### STATED PROBLEM
Copy each line below exactly and leave the pictures out.

### RECORDED INFORMATION
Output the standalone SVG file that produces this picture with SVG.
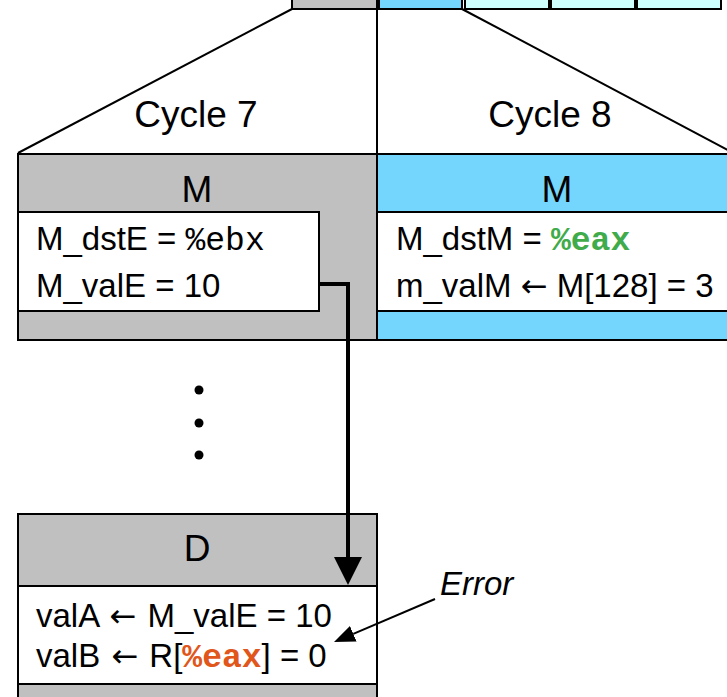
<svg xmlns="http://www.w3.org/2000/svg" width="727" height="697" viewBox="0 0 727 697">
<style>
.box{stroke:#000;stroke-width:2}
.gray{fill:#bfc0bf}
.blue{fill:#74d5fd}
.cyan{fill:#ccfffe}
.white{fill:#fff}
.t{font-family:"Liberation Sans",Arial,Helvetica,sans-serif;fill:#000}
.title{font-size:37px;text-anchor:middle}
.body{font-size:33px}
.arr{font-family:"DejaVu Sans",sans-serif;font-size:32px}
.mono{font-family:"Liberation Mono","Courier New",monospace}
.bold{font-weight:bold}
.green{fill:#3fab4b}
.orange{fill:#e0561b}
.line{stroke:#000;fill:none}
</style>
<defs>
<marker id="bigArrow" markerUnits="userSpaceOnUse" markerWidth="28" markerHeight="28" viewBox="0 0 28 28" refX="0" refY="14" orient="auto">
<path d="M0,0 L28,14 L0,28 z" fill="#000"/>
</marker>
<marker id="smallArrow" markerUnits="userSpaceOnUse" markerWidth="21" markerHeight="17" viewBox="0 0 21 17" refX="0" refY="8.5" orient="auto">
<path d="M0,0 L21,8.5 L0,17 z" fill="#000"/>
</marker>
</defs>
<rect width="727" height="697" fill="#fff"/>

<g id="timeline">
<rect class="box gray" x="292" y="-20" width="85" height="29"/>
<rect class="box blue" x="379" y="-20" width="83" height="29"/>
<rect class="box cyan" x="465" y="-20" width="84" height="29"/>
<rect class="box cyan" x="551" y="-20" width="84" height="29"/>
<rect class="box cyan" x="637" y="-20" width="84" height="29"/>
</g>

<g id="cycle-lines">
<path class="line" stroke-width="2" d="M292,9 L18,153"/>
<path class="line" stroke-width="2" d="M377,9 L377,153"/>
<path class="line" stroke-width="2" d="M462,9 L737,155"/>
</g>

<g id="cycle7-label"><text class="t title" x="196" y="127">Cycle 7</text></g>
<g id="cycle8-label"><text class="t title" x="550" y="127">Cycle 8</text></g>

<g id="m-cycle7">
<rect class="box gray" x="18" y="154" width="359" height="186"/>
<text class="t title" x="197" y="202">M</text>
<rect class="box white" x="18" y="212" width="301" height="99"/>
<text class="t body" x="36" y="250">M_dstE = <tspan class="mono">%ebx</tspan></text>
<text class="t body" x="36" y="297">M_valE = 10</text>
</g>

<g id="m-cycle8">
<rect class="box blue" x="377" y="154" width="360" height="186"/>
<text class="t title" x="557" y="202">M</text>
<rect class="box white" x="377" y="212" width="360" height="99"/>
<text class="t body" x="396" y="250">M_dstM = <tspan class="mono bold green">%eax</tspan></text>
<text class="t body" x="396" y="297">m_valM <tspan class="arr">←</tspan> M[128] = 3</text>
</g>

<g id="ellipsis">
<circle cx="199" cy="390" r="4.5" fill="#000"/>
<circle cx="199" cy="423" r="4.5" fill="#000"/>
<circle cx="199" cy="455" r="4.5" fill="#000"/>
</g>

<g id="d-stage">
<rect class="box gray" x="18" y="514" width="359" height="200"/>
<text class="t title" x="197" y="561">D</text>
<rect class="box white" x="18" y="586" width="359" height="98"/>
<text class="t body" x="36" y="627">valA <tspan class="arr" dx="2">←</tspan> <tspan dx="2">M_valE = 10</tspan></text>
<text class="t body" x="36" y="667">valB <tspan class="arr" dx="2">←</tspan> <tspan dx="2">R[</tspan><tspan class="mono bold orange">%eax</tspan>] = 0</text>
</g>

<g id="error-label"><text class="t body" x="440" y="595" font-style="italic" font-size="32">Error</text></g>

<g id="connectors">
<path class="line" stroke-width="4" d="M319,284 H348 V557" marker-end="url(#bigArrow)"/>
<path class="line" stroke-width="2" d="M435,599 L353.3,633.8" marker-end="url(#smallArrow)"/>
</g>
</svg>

### SOLUTION FOR THIS TASK
Output the standalone SVG file that produces this picture with SVG.
<svg xmlns="http://www.w3.org/2000/svg" width="727" height="697" viewBox="0 0 727 697">
<style>
.box{stroke:#000;stroke-width:2}
.gray{fill:#bfc0bf}
.blue{fill:#74d5fd}
.cyan{fill:#ccfffe}
.white{fill:#fff}
.t{font-family:"Liberation Sans",Arial,Helvetica,sans-serif;fill:#000}
.title{font-size:37px;text-anchor:middle}
.body{font-size:33px}
.arr{font-family:"DejaVu Sans",sans-serif;font-size:32px}
.mono{font-family:"Liberation Mono","Courier New",monospace}
.bold{font-weight:bold}
.green{fill:#3fab4b}
.orange{fill:#e0561b}
.line{stroke:#000;fill:none}
</style>
<defs>
<marker id="bigArrow" markerUnits="userSpaceOnUse" markerWidth="28" markerHeight="28" viewBox="0 0 28 28" refX="0" refY="14" orient="auto">
<path d="M0,0 L28,14 L0,28 z" fill="#000"/>
</marker>
<marker id="smallArrow" markerUnits="userSpaceOnUse" markerWidth="21" markerHeight="17" viewBox="0 0 21 17" refX="0" refY="8.5" orient="auto">
<path d="M0,0 L21,8.5 L0,17 z" fill="#000"/>
</marker>
</defs>
<rect width="727" height="697" fill="#fff"/>

<g id="timeline">
<rect class="box gray" x="292" y="-20" width="85" height="29"/>
<rect class="box blue" x="379" y="-20" width="83" height="29"/>
<rect class="box cyan" x="465" y="-20" width="84" height="29"/>
<rect class="box cyan" x="551" y="-20" width="84" height="29"/>
<rect class="box cyan" x="637" y="-20" width="84" height="29"/>
</g>

<g id="cycle-lines">
<path class="line" stroke-width="2" d="M292,9 L18,153"/>
<path class="line" stroke-width="2" d="M377,9 L377,153"/>
<path class="line" stroke-width="2" d="M462,9 L737,155"/>
</g>

<g id="cycle7-label"><text class="t title" x="196" y="127">Cycle 7</text></g>
<g id="cycle8-label"><text class="t title" x="550" y="127">Cycle 8</text></g>

<g id="m-cycle7">
<rect class="box gray" x="18" y="154" width="359" height="186"/>
<text class="t title" x="197" y="202">M</text>
<rect class="box white" x="18" y="212" width="301" height="99"/>
<text class="t body" x="36" y="250">M_dstE = <tspan class="mono">%ebx</tspan></text>
<text class="t body" x="36" y="297">M_valE = 10</text>
</g>

<g id="m-cycle8">
<rect class="box blue" x="377" y="154" width="360" height="186"/>
<text class="t title" x="557" y="202">M</text>
<rect class="box white" x="377" y="212" width="360" height="99"/>
<text class="t body" x="396" y="250">M_dstM = <tspan class="mono bold green">%eax</tspan></text>
<text class="t body" x="396" y="297">m_valM <tspan class="arr">←</tspan> M[128] = 3</text>
</g>

<g id="ellipsis">
<circle cx="199" cy="390" r="4.5" fill="#000"/>
<circle cx="199" cy="423" r="4.5" fill="#000"/>
<circle cx="199" cy="455" r="4.5" fill="#000"/>
</g>

<g id="d-stage">
<rect class="box gray" x="18" y="514" width="359" height="200"/>
<text class="t title" x="197" y="561">D</text>
<rect class="box white" x="18" y="586" width="359" height="98"/>
<text class="t body" x="36" y="627">valA <tspan class="arr" dx="2">←</tspan> <tspan dx="2">M_valE = 10</tspan></text>
<text class="t body" x="36" y="667">valB <tspan class="arr" dx="2">←</tspan> <tspan dx="2">R[</tspan><tspan class="mono bold orange">%eax</tspan>] = 0</text>
</g>

<g id="error-label"><text class="t body" x="440" y="595" font-style="italic" font-size="32">Error</text></g>

<g id="connectors">
<path class="line" stroke-width="4" d="M319,284 H348 V557" marker-end="url(#bigArrow)"/>
<path class="line" stroke-width="2" d="M435,599 L353.3,633.8" marker-end="url(#smallArrow)"/>
</g>
</svg>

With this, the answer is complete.